# Bronze Ingestion – Raw E-commerce Events

This notebook ingests raw e-commerce event data into the Bronze layer.
No transformations are applied at this stage.


In [0]:
# Table names for source and bronze target
SOURCE_TABLE = "workspace.default.events"
BRONZE_TABLE = "workspace.default.bronze_events"

# Small state table to remember the last processed date
STATE_TABLE = "workspace.default.bronze_ingestion_state"


In [0]:
# Spark functions + Python date helpers
from pyspark.sql import functions as F
from datetime import timedelta


In [0]:
# Load source events and derive event_date for daily chunking
df_src = spark.table(SOURCE_TABLE).withColumn("event_date", F.to_date("event_time"))

# Quick date range check (used to stop when no more new days exist)
min_date = df_src.select(F.min("event_date").alias("min_date")).collect()[0]["min_date"]
max_date = df_src.select(F.max("event_date").alias("max_date")).collect()[0]["max_date"]

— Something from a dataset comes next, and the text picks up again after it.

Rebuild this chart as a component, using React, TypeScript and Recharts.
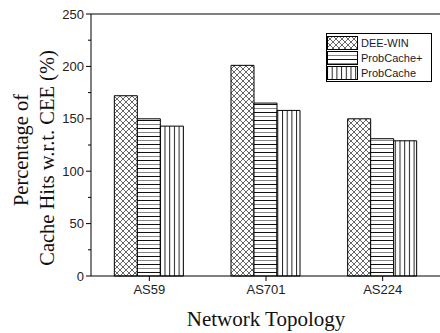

print("Min event_date:", min_date)
print("Max event_date:", max_date)


In [0]:
# Create the state table once (stores last processed day)
spark.sql(f"""
CREATE TABLE IF NOT EXISTS {STATE_TABLE} (
  last_processed_date DATE
)
USING delta
""")

# If state is empty, initialize last_processed_date = (min_date - 1 day)
state_count = spark.table(STATE_TABLE).count()

if state_count == 0:
    init_last = min_date - timedelta(days=1)
    spark.createDataFrame([(init_last,)], ["last_processed_date"]).write.format("delta").mode("overwrite").saveAsTable(STATE_TABLE)

# Read last processed date as a Python date
last_processed = spark.table(STATE_TABLE).select("last_processed_date").collect()[0]["last_processed_date"]
print("Last processed:", last_processed)


In [0]:
# Process one day per run (job-friendly incremental)
next_date = last_processed + timedelta(days=1)
print("Next date:", next_date, "| Max date:", max_date)

# If nothing new left, exit cleanly (job will show as succeeded)
if next_date > max_date:
    dbutils.notebook.exit("No new dates to process.")


In [0]:
# Filter source to one day only (the "chunk")
df_day = df_src.filter(F.col("event_date") == F.lit(next_date))

day_count = df_day.count()
print("Rows for next_date:", day_count)

# If day has no rows (rare), still advance the state and exit
if day_count == 0:
    spark.createDataFrame([(next_date,)], ["last_processed_date"]).write.format("delta").mode("overwrite").saveAsTable(STATE_TABLE)
    dbutils.notebook.exit(f"No rows for {next_date}, state advanced.")


In [0]:
# Create Bronze table if missing (schema inferred from first write)
# Write only this day and keep reruns safe using replaceWhere
(
    df_day.drop("event_date")  # keep bronze raw schema same as before (optional)
    .write
    .format("delta")
    .mode("overwrite")
    .option("replaceWhere", f"to_date(event_time) = '{next_date}'")
    .saveAsTable(BRONZE_TABLE)
)

print(f"✅ Bronze written for date: {next_date} into {BRONZE_TABLE}")


In [0]:
# Update state to mark this day as completed
spark.createDataFrame([(next_date,)], ["last_processed_date"]).write.format("delta").mode("overwrite").saveAsTable(STATE_TABLE)

print("✅ State updated. Last processed is now:", next_date)


In [0]:
# Quick check: confirm bronze has rows for that date
bronze_day_rows = spark.table(BRONZE_TABLE).filter(F.to_date("event_time") == F.lit(next_date)).count()
print("Bronze rows for processed date:", bronze_day_rows)

display(spark.table(BRONZE_TABLE).orderBy(F.col("event_time")).limit(20))